Pictures do not belong in the copy; transcribe everything else in the records exactly.

┌─ Data shown

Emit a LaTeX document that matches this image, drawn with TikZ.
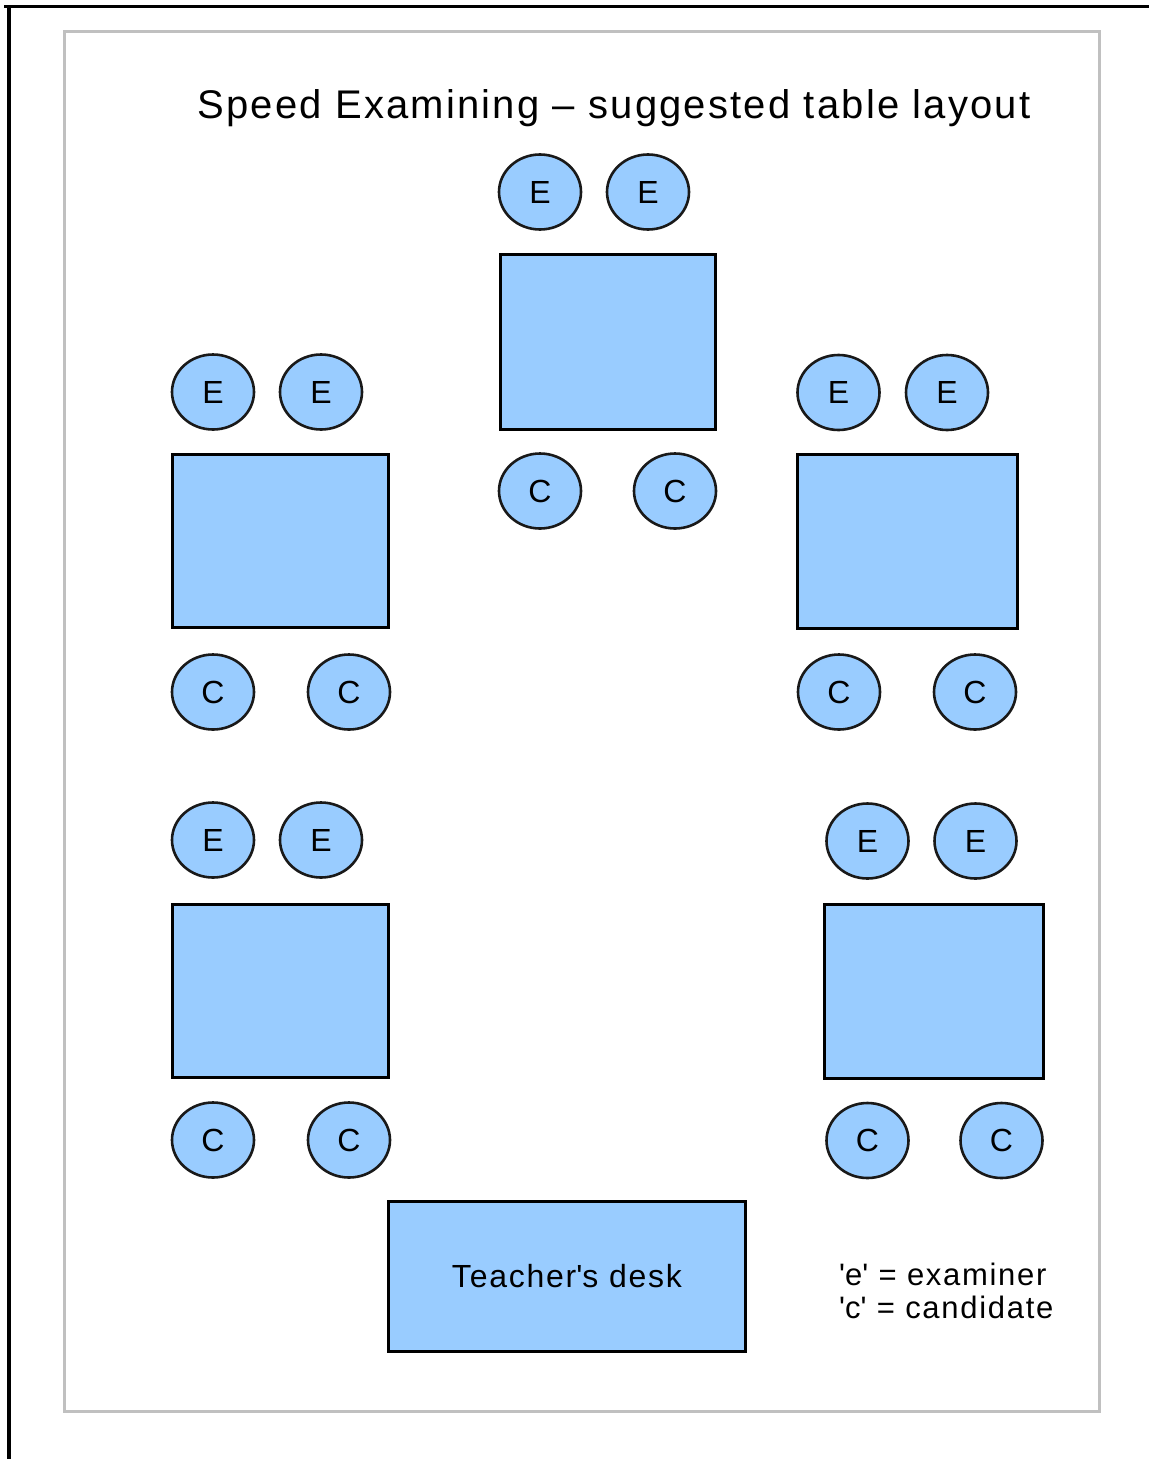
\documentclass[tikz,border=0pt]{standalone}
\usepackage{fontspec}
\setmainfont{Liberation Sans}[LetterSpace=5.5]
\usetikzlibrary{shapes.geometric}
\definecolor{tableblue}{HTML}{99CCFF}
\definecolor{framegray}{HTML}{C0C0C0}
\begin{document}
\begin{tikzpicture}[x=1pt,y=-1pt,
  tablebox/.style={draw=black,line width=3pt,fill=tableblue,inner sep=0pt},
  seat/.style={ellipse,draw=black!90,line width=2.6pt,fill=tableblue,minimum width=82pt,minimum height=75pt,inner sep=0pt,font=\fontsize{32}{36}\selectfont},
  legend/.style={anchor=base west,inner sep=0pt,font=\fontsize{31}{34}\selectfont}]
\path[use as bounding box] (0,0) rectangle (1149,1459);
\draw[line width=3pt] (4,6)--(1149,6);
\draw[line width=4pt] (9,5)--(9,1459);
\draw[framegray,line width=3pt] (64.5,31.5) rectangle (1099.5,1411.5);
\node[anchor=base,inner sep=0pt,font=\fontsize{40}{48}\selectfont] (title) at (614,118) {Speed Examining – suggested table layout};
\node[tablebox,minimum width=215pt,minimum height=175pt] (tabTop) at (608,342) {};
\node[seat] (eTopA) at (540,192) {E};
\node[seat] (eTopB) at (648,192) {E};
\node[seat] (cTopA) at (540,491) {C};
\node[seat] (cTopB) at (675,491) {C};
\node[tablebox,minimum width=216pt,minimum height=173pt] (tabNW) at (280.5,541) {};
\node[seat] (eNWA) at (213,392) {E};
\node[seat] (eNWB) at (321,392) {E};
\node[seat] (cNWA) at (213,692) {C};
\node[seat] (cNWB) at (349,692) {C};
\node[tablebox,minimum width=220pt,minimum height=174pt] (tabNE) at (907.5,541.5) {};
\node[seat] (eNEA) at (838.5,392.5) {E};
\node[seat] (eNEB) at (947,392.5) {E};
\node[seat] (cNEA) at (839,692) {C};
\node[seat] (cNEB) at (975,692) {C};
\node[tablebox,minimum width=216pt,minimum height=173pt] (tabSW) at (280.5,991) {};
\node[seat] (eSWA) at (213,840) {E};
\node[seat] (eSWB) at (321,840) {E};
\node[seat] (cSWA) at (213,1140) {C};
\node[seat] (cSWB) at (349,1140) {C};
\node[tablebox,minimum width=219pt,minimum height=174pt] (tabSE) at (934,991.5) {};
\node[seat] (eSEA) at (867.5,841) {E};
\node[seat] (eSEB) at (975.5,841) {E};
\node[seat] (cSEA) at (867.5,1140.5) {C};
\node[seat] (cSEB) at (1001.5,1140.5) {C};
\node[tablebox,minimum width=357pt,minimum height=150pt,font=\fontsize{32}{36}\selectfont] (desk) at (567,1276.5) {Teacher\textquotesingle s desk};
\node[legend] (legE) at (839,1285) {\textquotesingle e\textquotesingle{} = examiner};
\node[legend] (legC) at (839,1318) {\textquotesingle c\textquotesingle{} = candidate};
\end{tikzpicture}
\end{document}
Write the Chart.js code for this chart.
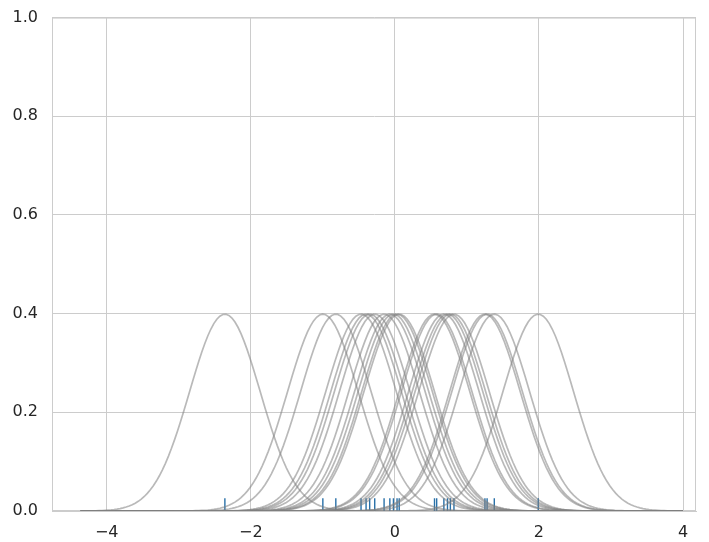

└─

Written solution:
Emit a LaTeX document that matches this image, drawn with TikZ.
\documentclass[tikz,border=0pt]{standalone}
\usepackage{fontspec}
\setmainfont{Liberation Sans}[LetterSpace=5.5]
\usetikzlibrary{shapes.geometric}
\definecolor{tableblue}{HTML}{99CCFF}
\definecolor{framegray}{HTML}{C0C0C0}
\begin{document}
\begin{tikzpicture}[x=1pt,y=-1pt,
  tablebox/.style={draw=black,line width=3pt,fill=tableblue,inner sep=0pt},
  seat/.style={ellipse,draw=black!90,line width=2.6pt,fill=tableblue,minimum width=82pt,minimum height=75pt,inner sep=0pt,font=\fontsize{32}{36}\selectfont},
  legend/.style={anchor=base west,inner sep=0pt,font=\fontsize{31}{34}\selectfont}]
\path[use as bounding box] (0,0) rectangle (1149,1459);
\draw[line width=3pt] (4,6)--(1149,6);
\draw[line width=4pt] (9,5)--(9,1459);
\draw[framegray,line width=3pt] (64.5,31.5) rectangle (1099.5,1411.5);
\node[anchor=base,inner sep=0pt,font=\fontsize{40}{48}\selectfont] (title) at (614,118) {Speed Examining – suggested table layout};
\node[tablebox,minimum width=215pt,minimum height=175pt] (tabTop) at (608,342) {};
\node[seat] (eTopA) at (540,192) {E};
\node[seat] (eTopB) at (648,192) {E};
\node[seat] (cTopA) at (540,491) {C};
\node[seat] (cTopB) at (675,491) {C};
\node[tablebox,minimum width=216pt,minimum height=173pt] (tabNW) at (280.5,541) {};
\node[seat] (eNWA) at (213,392) {E};
\node[seat] (eNWB) at (321,392) {E};
\node[seat] (cNWA) at (213,692) {C};
\node[seat] (cNWB) at (349,692) {C};
\node[tablebox,minimum width=220pt,minimum height=174pt] (tabNE) at (907.5,541.5) {};
\node[seat] (eNEA) at (838.5,392.5) {E};
\node[seat] (eNEB) at (947,392.5) {E};
\node[seat] (cNEA) at (839,692) {C};
\node[seat] (cNEB) at (975,692) {C};
\node[tablebox,minimum width=216pt,minimum height=173pt] (tabSW) at (280.5,991) {};
\node[seat] (eSWA) at (213,840) {E};
\node[seat] (eSWB) at (321,840) {E};
\node[seat] (cSWA) at (213,1140) {C};
\node[seat] (cSWB) at (349,1140) {C};
\node[tablebox,minimum width=219pt,minimum height=174pt] (tabSE) at (934,991.5) {};
\node[seat] (eSEA) at (867.5,841) {E};
\node[seat] (eSEB) at (975.5,841) {E};
\node[seat] (cSEA) at (867.5,1140.5) {C};
\node[seat] (cSEB) at (1001.5,1140.5) {C};
\node[tablebox,minimum width=357pt,minimum height=150pt,font=\fontsize{32}{36}\selectfont] (desk) at (567,1276.5) {Teacher\textquotesingle s desk};
\node[legend] (legE) at (839,1285) {\textquotesingle e\textquotesingle{} = examiner};
\node[legend] (legC) at (839,1318) {\textquotesingle c\textquotesingle{} = candidate};
\end{tikzpicture}
\end{document}
Write the Chart.js code for this chart.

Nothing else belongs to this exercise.